In a recent letter to the White House Office of Management and Budget (OMB), ASN offered an overview of the current state of inequities and disparities in kidney diseases and emphasized four areas for consideration when evaluating agency policies and actions.
Spurred by OMB’s Request for Information (RFI) regarding the Executive Order on Advancing Racial Equity and Support for Underserved Communities Through the Federal Government, the letter recognized the importance of identifying effective methods for assessing whether agency policies and actions (e.g., programs, services, processes, and operations) equitably serve all eligible individuals and communities, particularly those that are currently and historically underserved.
The letter also proposed that the policy should aim to:
Reduce inequities in the early diagnosis and treatment of kidney diseases for all patients with, or at risk of, kidney disease.
Help transform transplantation such that all eligible patients have increased access to donor kidneys.
Accelerate research and innovation to expand patient choice, including the choice to do home dialysis.
Focus on achieving equity and eliminating disparities in kidney diseases.
“The roots of disparities among those with or at risk for kidney diseases are deep and multifactorial, spanning from inequities in disease detection and prevention to access to optimal therapies for kidney failure such as transplantation and home dialysis, and these disparities are closely linked to social determinants of health and systemic racism on a national level,” the letter states.
“In addition to the gross inequities in the burden of kidney diseases, kidney diseases are costly to the American taxpayer. Annually, Medicare spends more than $130 billion managing the care of all kidney patients and nearly $50 billion alone on care for those with kidney failure. These expenditures do not include spending on kidney health by the Veterans Health Administration, the Department of Defense, the Indian Health Service, or private payers.”
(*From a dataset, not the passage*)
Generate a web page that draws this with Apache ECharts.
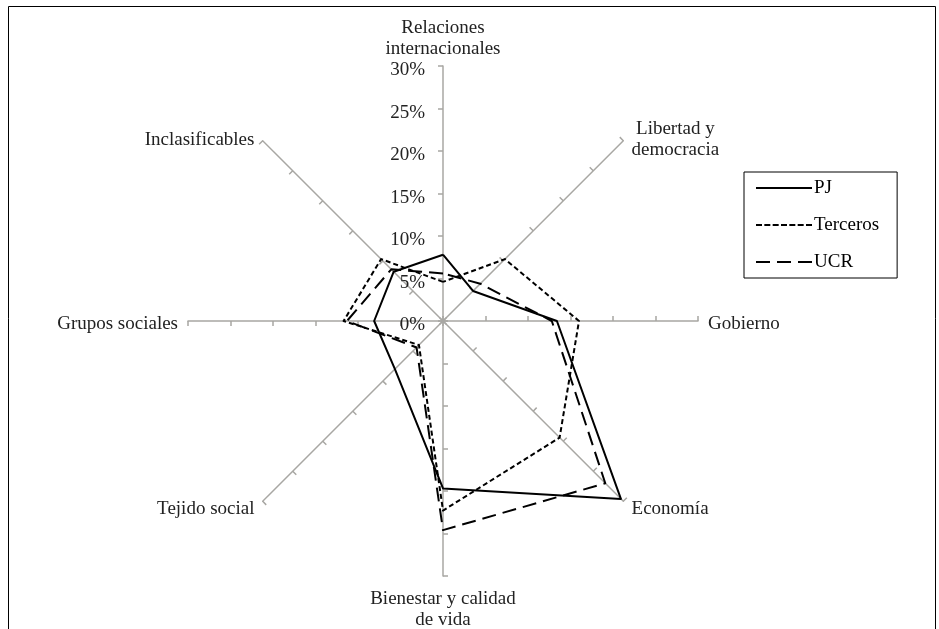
<!DOCTYPE html>
<html><head><meta charset="utf-8">
<script src="https://cdn.jsdelivr.net/npm/echarts@6/dist/echarts.min.js"></script>
<style>html,body{margin:0;padding:0;background:#fff}#c{width:939px;height:629px}</style>
</head><body><div id="c"></div>
<script>
// Categories clockwise from top
const categories = ['Relaciones\ninternacionales', 'Libertad y\ndemocracia', 'Gobierno', 'Economía', 'Bienestar y calidad\nde vida', 'Tejido social', 'Grupos sociales', 'Inclasificables'];
const seriesNames = ['PJ', 'Terceros', 'UCR'];
const pj       = [7.8, 5.0, 13.4, 29.6, 19.7, 8.0, 8.1, 8.2];
const terceros = [4.6, 10.3, 16.0, 19.4, 22.3, 4.0, 11.7, 10.3];
const ucr      = [5.6, 6.2, 12.8, 27.0, 24.6, 4.4, 11.3, 8.6];
const axisMin = 0, axisMax = 30, axisStep = 5;
const tickFormat = '{value}%';

const FONT = 'Liberation Serif';
const AXIS_COLOR = '#a8a7a3';
const TEXT_COLOR = '#222';
const CENTER = [443, 321];
const RADIUS = 255;

// ECharts radar lays axes counter-clockwise; reorder to get clockwise
const n = categories.length;
const order = categories.map((_, i) => (n - i) % n);
const reorder = arr => order.map(i => arr[i]);

const chart = echarts.init(document.getElementById('c'), null, {renderer: 'canvas'});
const option = {
  animation: false,
  color: ['#000', '#000', '#000'],
  graphic: [{
    type: 'rect', silent: true,
    shape: {x: 8.5, y: 6.5, width: 927, height: 640},
    style: {fill: 'none', stroke: '#000', lineWidth: 1}
  }],
  legend: {
    orient: 'vertical', left: 744, top: 172,
    itemWidth: 56, itemHeight: 2, itemGap: 17,
    padding: [6, 18, 6, 12],
    borderColor: '#000', borderWidth: 1,
    itemStyle: {borderWidth: 0},
    textStyle: {fontFamily: FONT, fontSize: 19, color: '#000', lineHeight: 20, padding: [0, 0, 0, -3]},
    data: [
      {name: seriesNames[0], icon: 'path://M0,0H56V2H0Z'},
      {name: seriesNames[1], icon: 'path://M0,0h6v2h-6zM8.33,0h6v2h-6zM16.67,0h6v2h-6zM25,0h6v2h-6zM33.33,0h6v2h-6zM41.67,0h6v2h-6zM50,0h6v2h-6z'},
      {name: seriesNames[2], icon: 'path://M0,0h14v2h-14zM21,0h14v2h-14zM42,0h14v2h-14z'}
    ]
  },
  polar: {center: CENTER, radius: RADIUS},
  angleAxis: {type: 'value', min: 0, max: 360, startAngle: 90, show: false},
  radiusAxis: {
    type: 'value', min: axisMin, max: axisMax, interval: axisStep,
    axisLine: {show: false}, axisTick: {show: false}, splitLine: {show: false},
    axisLabel: {formatter: tickFormat, margin: 18, fontFamily: FONT, fontSize: 19, color: TEXT_COLOR, verticalAlign: 'top', lineHeight: 9},
    z: 5
  },
  radar: {
    center: CENTER, radius: RADIUS, startAngle: 90, splitNumber: (axisMax - axisMin) / axisStep,
    shape: 'polygon',
    indicator: reorder(categories).map(name => ({name: name, min: axisMin, max: axisMax})),
    nameGap: 6,
    axisName: {
      color: TEXT_COLOR, fontFamily: FONT, fontSize: 19, lineHeight: 21, padding: [7, 4, 0, 4],
      formatter: v => v.split('\n').map(s => '{c|' + s + '}').join('\n'),
      rich: {c: {align: 'center', color: TEXT_COLOR, fontFamily: FONT, fontSize: 19, lineHeight: 21}}
    },
    axisLine: {lineStyle: {color: AXIS_COLOR, width: 1.5}},
    axisTick: {show: true, length: 5, lineStyle: {color: AXIS_COLOR, width: 1.5}},
    axisLabel: {show: false},
    splitLine: {show: false},
    splitArea: {show: false}
  },
  series: [{
    type: 'radar', symbol: 'none', silent: true,
    data: [
      {name: seriesNames[0], value: reorder(pj), lineStyle: {color: '#000', width: 2, type: 'solid'}, itemStyle: {color: '#000'}},
      {name: seriesNames[1], value: reorder(terceros), lineStyle: {color: '#000', width: 2, type: [5, 3]}, itemStyle: {color: '#000'}},
      {name: seriesNames[2], value: reorder(ucr), lineStyle: {color: '#000', width: 2, type: [14, 7]}, itemStyle: {color: '#000'}}
    ]
  }]
};
chart.setOption(option);
</script>
</body></html>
More than 37,000,000 Americans live with kidney diseases, the ninth leading cause of death in the United States. ASN strives to ensure racial and ethnic biases do not affect the prevention, diagnosis, and treatment of kidney diseases, including access to transplantation, home dialysis, new therapies, and innovation. The society continues to educate health professionals and scientists, advance research and innovation, communicate new knowledge, and advocate for the highest quality care for patients.